Но странно, моя печаль от этого “веселого” письма только еще усугубилась. Сама посуди, Гулюшка. Вот выдержки из него.
“Мюнхен 14 мая. Лидок, родной! Только если ты решишь отослать, только с твоего согласия – отошли это письмо. Мне не видно, но, кажется, оно ужасно глупо написано. Ты припиши, что «по полученным сведениям», то есть попросту мол я тебе писала – что настроенье у меня опять прекрасное, чтоб они не огорчались. И ты тоже – потому что солнце, небо, деревья, погода и запах – непередаваемы, нет слов. Я сегодня с утра пишу, как машина – просто рука устала! И хочется выйти на воздух – вот кончу тебе и пойду, мое счастье. – Что ты мое счастье, ты знаешь… —
Закроют лавки. Надо бежать за салатом. Сегодня к ужину холодный рис, оставшийся от обеда – с вишневым вареньем (в мармеладовой, знаешь, такой баночке, словом, не я его варила). Мне очень выгодно, что Федя любит такую дрянь – во-первых, мне не нужно доедать, во-вторых, ему кажется, что это «очень вкусно», а в-третьих – мне сегодня не нужно готовить особенного к ужину…”

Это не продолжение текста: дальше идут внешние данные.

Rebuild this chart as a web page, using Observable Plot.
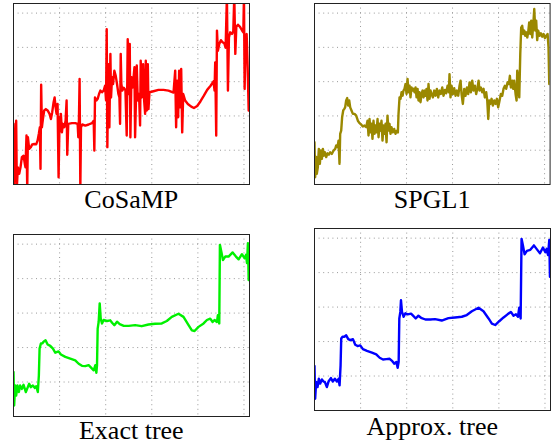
<!DOCTYPE html>
<html>
<head>
<meta charset="utf-8">
<script src="https://cdn.jsdelivr.net/npm/d3@7"></script>
<script src="https://cdn.jsdelivr.net/npm/@observablehq/plot@0.6"></script>
<style>
  html, body { margin: 0; padding: 0; background: #fff; }
  #root { position: relative; width: 553px; height: 445px; overflow: hidden; }
  .panel { position: absolute; }
  .title { position: absolute; text-align: center; font-family: "Liberation Serif", "Times New Roman", serif; font-size: 26px; line-height: 26px; color: #000; white-space: nowrap; }
</style>
</head>
<body>
<div id="root"></div>
<script>
// ---- Data ----
const titles = ["CoSaMP", "SPGL1", "Exact tree", "Approx. tree"];
const xTicks = [50, 100, 150, 200, 250];
const yTicks = [1, 2, 3, 4, 5];
const xDomain = [0, 256];
const yDomain = [0, 5.28];

const cosampX = [0,0.7,1.8,2.9,3.6,4.7,6.2,7.6,9.1,10.9,12.3,13,14.1,14.9,15.6,17,18.8,20.3,22.5,24.6,26.1,27.5,28.6,29.3,30,30.8,31.9,33.3,35.1,37,39.1,40.6,42,43.5,44.6,45.7,46.7,47.8,48.9,50,50.7,51.4,52.5,53.6,55.1,56.5,57.6,58.3,59.4,63.4,67,69.6,70.3,71,71.7,72.5,73.2,74.6,77.9,81.5,85.1,87,87.7,88.4,89.9,91.3,92.8,94.2,96,97.8,99.3,100.4,101.1,101.8,102.9,104,105.1,105.8,106.9,108,109.4,110.9,112.3,113.8,114.9,115.6,116.3,117,118.1,119.6,121.4,122.8,123.9,125,126.1,126.8,127.9,129.3,131.2,131.9,133.7,134.8,136.2,137.3,138,139.1,140.6,141.7,142.8,143.5,144.6,145.7,146.4,147.5,151.8,157.2,162.7,168.1,173.6,175.4,176.4,177.5,178.6,179.7,180.8,181.9,183,184.1,186.2,189.1,192.8,195.7,199.3,202.9,206.5,210.1,213.8,217,218.1,218.8,219.9,220.7,221.7,223.2,225,226.8,228.6,230.1,231.5,232.6,233.7,235.1,237,238.4,239.5,240.6,241.7,243.5,245.7,247.8,249.3,250,250.7,251.8,252.9,254,255.1];
const cosampY = [1.77,-0.1,0.89,1.86,-0.1,0.5,0.31,0.5,0.8,0.84,0.6,0.5,1.43,-0.1,1.38,1.04,1.09,1.17,1.18,1.17,1.28,1.48,1.67,0.46,2.91,1.67,1.91,2.16,2.2,2.16,2.06,1.91,2.11,2.4,2.54,2.25,2.06,2.35,0.21,1.96,1.57,2.06,1.52,1.77,1.67,1.86,2.45,0.87,1.77,1.79,1.79,1.77,1.38,1.91,3.08,-0.1,1.67,1.75,1.72,1.75,1.79,1.86,0.99,2.54,2.45,2.5,2.64,2.74,2.69,2.74,2.88,2.45,4.53,1.09,3.51,1.67,3.81,2.54,3.13,2.93,3.32,3.17,2.93,2.64,2.54,1.77,3.81,2.93,2.74,2.82,2.76,1.43,4.24,2.64,4.1,1.38,3.13,2.83,3.42,1.38,3.47,2.45,2.64,1.72,3.61,2.54,3.51,2.45,2.06,3.61,2.16,3.51,2.2,2.69,2.72,2.76,2.76,2.74,2.68,3.32,1.67,3.03,1.96,3.32,2.25,3.37,1.52,2.64,2.45,2.35,2.27,2.23,2.29,2.43,2.59,2.76,2.88,3.01,2.74,3.56,1.43,4.49,3.9,4.1,4.21,4.15,4.12,3.99,5.5,2.74,4.29,4.44,4.39,4.47,5.5,3.81,4.6,4.66,4.6,4.5,4.44,5.5,2.79,4.34,4.39,3.42,2.16];

const spglX = [0,0.7,1.8,2.5,3.6,4.7,5.8,6.9,8,9.1,10.1,11.2,12.7,14.1,15.6,17,18.8,20.7,22.5,23.6,25,26.1,27.2,27.9,29,30,31.2,32.2,33.3,34.4,35.5,36.6,37.7,38.8,40.2,41.7,43.5,45.3,47.1,48.9,50.7,52.5,54.3,56.2,57.6,58.7,59.8,60.9,62,63,64.1,65.2,66.3,67.4,68.5,69.6,70.7,71.7,72.8,73.9,75,76.1,77.2,78.3,79.3,80.4,81.5,82.6,83.7,85.1,86.6,88,89.5,90.6,91.3,92.4,93.5,94.6,95.7,96.7,97.8,98.9,100,101.1,102.2,103.3,104.3,105.4,106.5,107.6,108.7,109.8,110.9,112,113,114.1,115.2,116.3,117.4,118.5,119.6,120.7,121.7,122.8,123.9,125,126.1,127.2,128.6,130.1,131.5,133,134.4,135.9,137.3,138.8,140.2,141.7,143.1,144.6,146,146.7,147.8,148.9,150.4,151.8,153.3,154.7,156.2,157.6,158.7,159.8,161.2,162.7,164.1,165.6,167,168.5,169.9,171.4,172.8,174.3,175.7,177.2,178.3,179.3,180.8,182.2,183.7,185.1,186.6,187.7,188.8,189.9,191,192.4,193.8,195.3,196.7,198.2,199.6,201.1,202.5,204,205.4,206.9,208.3,209.8,211.2,212.3,213.4,214.9,215.9,217,218.5,219.6,220.3,221.4,222.5,223.6,224.6,225.7,226.8,227.9,229,230.1,231.2,232.2,233.3,234.4,235.5,236.6,237.7,238.8,239.9,240.9,242,243.1,244.6,246,247.5,248.9,250.4,251.8,253.3,254.3,255.1];
const spglY = [1.23,0.21,0.8,0.31,0.5,1.04,0.6,0.99,0.75,1.04,0.84,0.94,0.8,0.91,0.87,0.94,0.89,0.99,1.04,1.14,1.09,1.28,0.6,1.48,1.57,1.96,2.16,2.2,2.25,2.45,2.52,2.3,2.45,2.25,2.16,2.06,2.06,2.01,1.86,1.79,1.75,1.69,1.72,1.67,1.86,1.43,1.91,1.52,1.77,1.33,1.86,1.48,1.72,1.52,1.91,1.38,1.77,1.57,1.86,1.28,1.72,1.48,1.77,1.23,2.01,1.57,1.77,1.48,1.67,1.52,1.62,1.48,1.57,1.52,2.06,2.54,2.5,2.69,2.59,2.74,2.79,2.93,2.64,3.08,2.69,2.88,2.54,2.83,2.74,2.79,2.69,2.83,2.54,2.79,2.45,2.69,2.4,2.64,2.74,2.54,2.74,2.59,2.79,2.45,2.93,2.5,2.74,2.64,2.54,2.74,2.59,2.79,2.54,2.74,2.64,2.83,2.59,2.76,2.66,2.88,2.69,3.22,2.54,2.88,2.64,2.81,2.59,2.74,2.59,2.88,3.03,2.64,2.35,2.79,2.59,2.83,2.64,2.98,2.69,3.03,2.74,2.88,2.64,2.83,3.03,2.74,2.83,2.69,2.79,2.54,2.69,2.45,1.91,2.45,2.35,2.5,2.3,2.45,2.35,2.5,2.25,2.45,2.64,2.59,2.79,2.88,2.79,2.98,2.93,3.17,2.83,3.03,2.79,3.03,2.64,2.45,3.32,3.03,2.54,3.81,4.58,4.63,4.39,4.49,4.34,4.44,4.29,4.44,4.73,4.39,4.78,4.29,4.66,5.12,4.49,4.78,4.21,4.49,4.34,4.41,4.31,4.39,4.27,4.34,4.39,4.0,2.93];

const exactX = [0,0.7,1.8,2.9,4.3,5.8,7.2,9.1,10.9,13.4,15.2,17,18.8,21,23.2,24.6,26.4,27.5,28.3,29.7,31.2,32.6,34.8,37,39.9,42.8,45.3,48.9,51.4,56.2,61.6,67,70.7,74.3,77.9,81.5,84.4,87,88.8,89.9,90.6,91.3,92.4,93.5,94.6,96,97.8,101.4,105,106.9,109.4,112.3,115.2,119.6,125,131.9,139.1,146.4,153.6,160.9,166.3,171.7,179,184.4,189.9,193.5,196.4,200.7,206.2,209.8,213.4,216,218.1,220.7,221.7,223.2,223.9,225.4,227.2,229.7,233.3,237.7,241.3,244.2,247.8,250.7,252.2,253.3,254.3,255.1];
const exactY = [1.29,0.32,0.9,0.61,0.9,0.71,0.9,0.8,0.92,0.71,0.83,0.95,0.85,0.9,0.83,0.88,0.71,1.19,1.97,2.12,2.12,2.17,2.21,2.09,2.05,1.97,1.85,1.89,1.8,1.73,1.68,1.63,1.53,1.47,1.46,1.49,1.41,1.34,1.49,1.27,1.49,2.55,2.75,3.28,2.84,2.7,2.8,2.77,2.79,2.72,2.65,2.75,2.68,2.63,2.63,2.65,2.62,2.67,2.69,2.7,2.77,2.89,2.98,2.89,2.65,2.5,2.48,2.6,2.7,2.8,2.84,2.74,2.8,2.74,2.94,2.7,4.98,4.79,4.54,4.64,4.64,4.76,4.64,4.56,4.71,4.59,4.69,4.45,5.03,3.96];

const approxX = [0,0.7,1.8,3.3,4.7,6.2,8,9.8,11.2,13.4,15.2,17.8,19.9,22.1,24.3,26.1,27.2,28.3,29,30.4,32.2,34.4,36.6,38.8,41.7,44.2,46.7,49.6,52.5,56.9,62.3,67,70.7,74.3,77.9,81.5,84.4,86.6,88.8,90.2,91.3,92,93.1,93.8,94.9,96.7,98.6,101.1,104.7,106.9,109.8,112.7,115.6,120.3,125.7,130.8,138,145.3,152.5,159.8,165.2,170.7,177.9,183.3,188.8,192.4,196,200.4,205.1,209.4,213,215.9,218.5,220.7,222.1,223.6,224.6,226.1,227.9,230.4,234.1,238,241.7,244.6,247.8,250.4,251.8,253.3,254.7,255.4];
const approxY = [1.29,0.34,0.83,0.68,0.92,0.78,0.9,0.84,0.83,0.68,0.84,0.94,0.84,0.92,0.84,0.92,0.73,1.31,2.09,2.14,2.14,2.18,2.07,2.04,2.07,1.91,1.87,1.89,1.78,1.73,1.68,1.63,1.53,1.48,1.49,1.5,1.43,1.36,1.41,1.24,1.41,2.67,2.86,3.2,2.86,2.72,2.82,2.79,2.81,2.75,2.67,2.75,2.69,2.64,2.64,2.65,2.61,2.68,2.7,2.72,2.77,2.88,2.98,2.88,2.67,2.52,2.48,2.59,2.7,2.79,2.86,2.75,2.79,2.72,2.98,2.67,4.98,4.79,4.53,4.63,4.66,4.79,4.66,4.56,4.73,4.59,4.69,4.51,4.95,3.88];

// ---- Layout ----
const panels = [
  {xs: cosampX, ys: cosampY, color: "#ff0000", left: 13.3, top: 3,     w: 236,   h: 181, titleTop: 186.7},
  {xs: spglX,   ys: spglY,   color: "#9a8800", left: 314.3, top: 2.7,  w: 235.6, h: 181, titleTop: 186.7},
  {xs: exactX,  ys: exactY,  color: "#00f000", left: 13.3, top: 234,   w: 236,   h: 182, titleTop: 418.2},
  {xs: approxX, ys: approxY, color: "#0000ff", left: 314.3, top: 228.3, w: 236,  h: 182, titleTop: 413.7}
];

const root = document.getElementById("root");
const m = 2;
panels.forEach((p, i) => {
  const data = p.xs.map((x, k) => ({x, y: p.ys[k]}));
  const svg = Plot.plot({
    width: p.w + 2 * m,
    height: p.h + 2 * m,
    margin: m,
    x: {domain: xDomain, axis: null},
    y: {domain: yDomain, axis: null},
    marks: [
      Plot.ruleX(xTicks, {stroke: "#999", strokeWidth: 1, strokeDasharray: "1,3.6"}),
      Plot.ruleY(yTicks, {stroke: "#999", strokeWidth: 1, strokeDasharray: "1,3.6"}),
      Plot.line(data, {x: "x", y: "y", stroke: p.color, strokeWidth: 2.4, clip: true, curve: "linear"}),
      Plot.frame({stroke: "#222", strokeWidth: 1})
    ]
  });
  svg.classList.add("panel");
  svg.style.left = (p.left - m) + "px";
  svg.style.top = (p.top - m) + "px";
  svg.style.background = "transparent";
  root.appendChild(svg);

  const t = document.createElement("div");
  t.className = "title";
  t.textContent = titles[i];
  t.style.left = p.left + "px";
  t.style.width = p.w + "px";
  t.style.top = p.titleTop + "px";
  root.appendChild(t);
});
</script>
</body>
</html>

Ну что ты скажешь на все это? Мне несказанно больно за Жонечку, но и Федю мне страшно жалко. Ты подумай, все это происходит на второй месяц этой благословенной стариками абракадабры, он сидит в банке или вернее мечется по нем, а тем временем она пишет это письмо (!) – и ждет его (?!) – но ведь и этот человек, милый и чудесный – он тоже этой каторги не заслужил. Как это у них все происходит.
Как чудовищно. Как фатальна была эта скрытность у нее! Да ведь проговорись она, у меня нашлась бы сотня советов ей и внушений, а у тебя тысяча, вместо этого одного, заверенного всеми этими… носителями цилиндров. Гулюшка, Гулюшка, ну что ты скажешь. Ты напишешь ей? Она тебя так любит, ты видишь. Временами письмо прямо отталкивало меня – что-то есть в нем нехорошее – временами же, то есть по преимуществу прямо – ну да, я плакал, как ты в тот день. Особенно эти черты (тире) у нее между фраз. Точно она вздыхает. Если будешь писать, не забывай о Феде. Чем он виноват? Боброву читать не хочу. А? Как ты думаешь? Читать? Нет, конечно?
Крепко тебя целую. Прямо мне стыдно нежности тебе сейчас говорить, точно я меряюсь с этим несчастием, в богатстве своей жизни.
Итак, до свидания. У нас морозы стоят. Воображаю, что у вас делается.
Переписывая письмо своей сестры Жозефины (с припиской Лиды) о ее недавнем замужестве, отец хотел поделиться с мамой беспокойством за ее судьбу. Узнав о предполагаемой свадьбе заранее, они с мамой написали протестующее письмо, не в силах поверить в любовь Жозефины к Федору Пастернаку, ее троюродному брату, который был старше ее на 20 лет и в качестве директора в совете Баварского объединенного банка был распорядителем всех денежных средств ее родителей.
Это письмо не сохранилось в архиве у Жозефины. Она отвечала им, рассказывая о своей детской любви к двадцативосьмилетнему Николаю Владимировичу Скрябину[75]
, двоюродному брату композитора, который жил вместе со своей матерью на даче в Молодях в 1913 году.Вспоминая те далекие времена, она называет также имя Пахулика, столяра-чеха, жившего на Ленивке трогательного человека, который делал подрамки для картин Леонида Осиповича.
Вопреки мрачным предчувствиям, усугубленным этим письмом, Жозефина счастливо прожила с мужем более 50 лет, у них было двое прекрасных детей. Это долголетнее благополучие было плодом любви, верности и неустанных трудов Федора Карловича.
Дорогой Женёк!
Ах как это скверно, что мальчик болен. Этот рахит еще более чем огорчает, еще и
Горячо обнимаю.
Дорогая Женюра, ради Бога не придавай значенья иным моим быстрым словам. Я знаю, бывает только шевельнется чувство или мысль, тут же и брякнешь и часто черт знает что. И ничего кроме огорченья ни для кого не получается. Идиотские мои слова насчет рахита, прорвавшиеся прямо над твоим письмом (я только получил его и читал) удивляли и пугали меня уже через минуту после их написания. Я весь день думал о маленьком страдальце. Я наводил справки, не у докторов, а у матерей. Я так себе дело представляю.